Luckily for Pakistan, acculturation and emulation of the health care related lawsuit culture has not been as momentous as some of the other trends, though such lawsuits have begun to surface. In Karachi, for instance, a lawsuit against National Institute of Cardiovascular Diseases and two of its associate professors was reported in the local press on September 1, 2003. The lawsuits sought Rs35.8 million as damages for “causing death of a heart patient by wilful negligence and dereliction of duty”. Hospitals and health care professionals would have to adopt various preventive measures for assuring patient safety and gaining as well as retaining the consumers trust, to curb the frequency of such lawsuits from gaining momentum.
While detailed studies of the errors’ patterns is still a pie in the sky, there are small changes hospitals can make to prevent some errors. Improving the working conditions in hospitals may be an important first step. Over-scheduling, both voluntary and involuntary, should be totally discouraged. A pharmacist maybe included on medical rounds, because doing so reduces errors related to medication ordering. Efficient routine tests of equipments are essential, as equipment failure may result in adverse outcomes. An example, would be defibrillators with dead batteries or intravenous pumps with malfunctioning valves causing increased doses of medication over too short a period. With proper attention and care, some cases of infections, such as nosocomial and post-surgical wound infections can be prevented. Some of the blood transfusion-related adverse events, such as giving a patient the blood of the incorrect type, are also preventable by putting proper checks and balances in place.
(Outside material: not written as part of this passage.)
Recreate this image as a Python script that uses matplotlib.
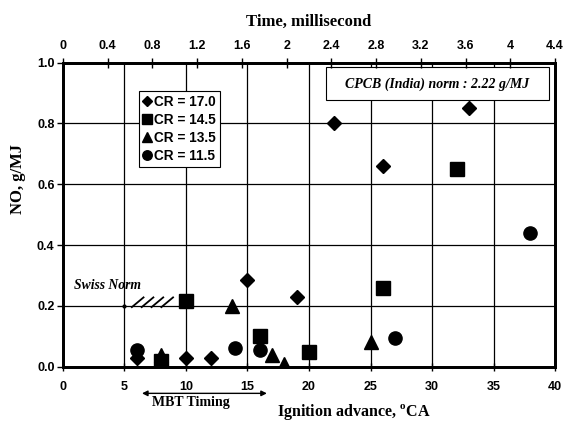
import matplotlib.pyplot as plt
from matplotlib.patches import Rectangle

# data (ignition advance in deg CA, NO in g/MJ)
cr170_x = [6, 10, 12, 15, 19, 22, 26, 33]
cr170_y = [0.03, 0.03, 0.03, 0.285, 0.23, 0.80, 0.66, 0.85]
cr145_x = [8, 10, 16, 20, 26, 32]
cr145_y = [0.02, 0.215, 0.10, 0.05, 0.26, 0.65]
cr135_x = [8, 13.7, 17, 18, 25]
cr135_y = [0.04, 0.20, 0.04, 0.01, 0.08]
cr115_x = [6, 14, 16, 27, 38]
cr115_y = [0.055, 0.06, 0.055, 0.095, 0.44]

x_ticks = [0, 5, 10, 15, 20, 25, 30, 35, 40]
y_ticks = [0.0, 0.2, 0.4, 0.6, 0.8, 1.0]
time_ticks = [0, 0.4, 0.8, 1.2, 1.6, 2.0, 2.4, 2.8, 3.2, 3.6, 4.0, 4.4]
time_labels = ['0', '0.4', '0.8', '1.2', '1.6', '2', '2.4', '2.8', '3.2', '3.6', '4', '4.4']

swiss_norm = 0.2
swiss_start = 5
slash_starts = [5.6, 6.4, 7.2, 8.0]
mbt_range = (6.2, 16.8)

serif = 'Liberation Serif'
sans = 'Liberation Sans'

fig = plt.figure(figsize=(5.67, 4.23), dpi=100)
ax = fig.add_axes([0.111, 0.133, 0.868, 0.719])

ax.set_xlim(0, 40)
ax.set_ylim(0, 1.0)
ax.set_xticks(x_ticks)
ax.set_yticks(y_ticks)
ax.set_xticklabels([str(t) for t in x_ticks], fontfamily=sans, fontweight='bold', fontsize=9)
ax.set_yticklabels(['%.1f' % t for t in y_ticks], fontfamily=sans, fontweight='bold', fontsize=9)
ax.grid(True, color='black', lw=0.9)
ax.set_axisbelow(True)
for s in ax.spines.values():
    s.set_linewidth(2)
ax.tick_params(axis='x', direction='inout', length=6, width=1, pad=7)
ax.tick_params(axis='y', direction='out', length=4, width=1, pad=2)

ax.plot(cr170_x, cr170_y, 'D', color='black', ms=7.5, ls='none', label='CR = 17.0', zorder=4)
ax.plot(cr145_x, cr145_y, 's', color='black', ms=9.5, ls='none', label='CR = 14.5', zorder=4)
ax.plot(cr135_x, cr135_y, '^', color='black', ms=9.5, ls='none', label='CR = 13.5', zorder=4)
ax.plot(cr115_x, cr115_y, 'o', color='black', ms=9.5, ls='none', label='CR = 11.5', zorder=4)

leg = ax.legend(loc='upper left', bbox_to_anchor=(0.154, 0.908), borderaxespad=0,
                prop={'family': sans, 'weight': 'bold', 'size': 9.8},
                markerscale=0.72, handlelength=0.6, handletextpad=0.25,
                labelspacing=0.3, borderpad=0.3, fancybox=False,
                framealpha=1, edgecolor='black')
leg.get_frame().set_linewidth(0.8)

# CPCB norm box
ax.add_patch(Rectangle((21.4, 0.877), 18.1, 0.107, facecolor='white',
                       edgecolor='black', lw=0.8, zorder=5))
ax.text(30.45, 0.930, 'CPCB (India) norm : 2.22 g/MJ', ha='center', va='center',
        fontfamily=serif, fontweight='bold', fontstyle='italic', fontsize=10, zorder=6)

# Swiss norm marker
ax.plot([swiss_start], [swiss_norm], 'o', color='black', ms=2, zorder=4)
for sx in slash_starts:
    ax.plot([sx, sx + 0.95], [swiss_norm - 0.004, swiss_norm + 0.028], color='black', lw=1.3, zorder=4)
ax.text(0.9, 0.266, 'Swiss Norm', ha='left', va='center', fontfamily=serif,
        fontweight='bold', fontstyle='italic', fontsize=9.8)

# MBT timing arrow below the axis
xt = ax.get_xaxis_transform()
ax.annotate('', xy=(mbt_range[0], -0.0875), xytext=(mbt_range[1], -0.0875), xycoords=xt,
            textcoords=xt, annotation_clip=False,
            arrowprops=dict(arrowstyle='<|-|>', color='black', lw=1, mutation_scale=8))
ax.text(10.4, -0.119, 'MBT Timing', transform=xt, ha='center', va='center',
        fontfamily=serif, fontweight='bold', fontsize=10)

ax.text(23.6, -0.148, 'Ignition advance, $^\\mathregular{o}$CA', transform=xt, ha='center',
        va='center', fontfamily=serif, fontweight='bold', fontsize=11.5)
ax.text(-0.091, 0.617, 'NO, g/MJ', transform=ax.transAxes, rotation=90, ha='center',
        va='center', fontfamily=serif, fontweight='bold', fontsize=12)

# top axis in milliseconds
ax2 = ax.twiny()
ax2.set_xlim(0, 4.4)
ax2.set_xticks(time_ticks)
ax2.set_xticklabels(time_labels, fontfamily=sans, fontweight='bold', fontsize=9)
ax2.tick_params(axis='x', direction='inout', length=7, width=1, pad=4)
for s in ax2.spines.values():
    s.set_linewidth(2)
ax2.set_xlabel('Time, millisecond', fontfamily=serif, fontweight='bold', fontsize=12, labelpad=10)

fig.savefig('out.png', dpi=100)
Patients can help reduce medical errors as well, by taking some simple steps. It is important for them to take part in every decision about their health care. For instance, by accurately conveying symptoms to the doctors, by keeping their own written health care history, and by keeping a list of medications they are taking and any drug allergies they may have. More importantly, hospital patients and their attendants can help by respecting hospital rules and by communicating clearly with doctors and other paramedics about the history of health problems and health care.
As I have written in one of my reports, published by the Utah State Department of Health, Salt Lake City, Utah, patients in US hospitals too are vulnerable to medical errors.
“United States’ health care system, which is known to offer the most technically advanced health care, is (also) characterized by unacceptably high levels of adverse events due to medical errors.”
The question is not if there are medical errors and adverse events in Pakistani hospitals. After all, to err is human. Nor the gravity or frequency of such errors or medical misadventures is in question. We all roughly know there are inherent problems in Pakistani hospitals at system as well as at individual level. The question is what is being done at a reasonable scale, preferably national level, to reduce the risk of such errors in future. We may not have instant answers but the presented facts carry an important message that should not be ignored by the concerned authorities.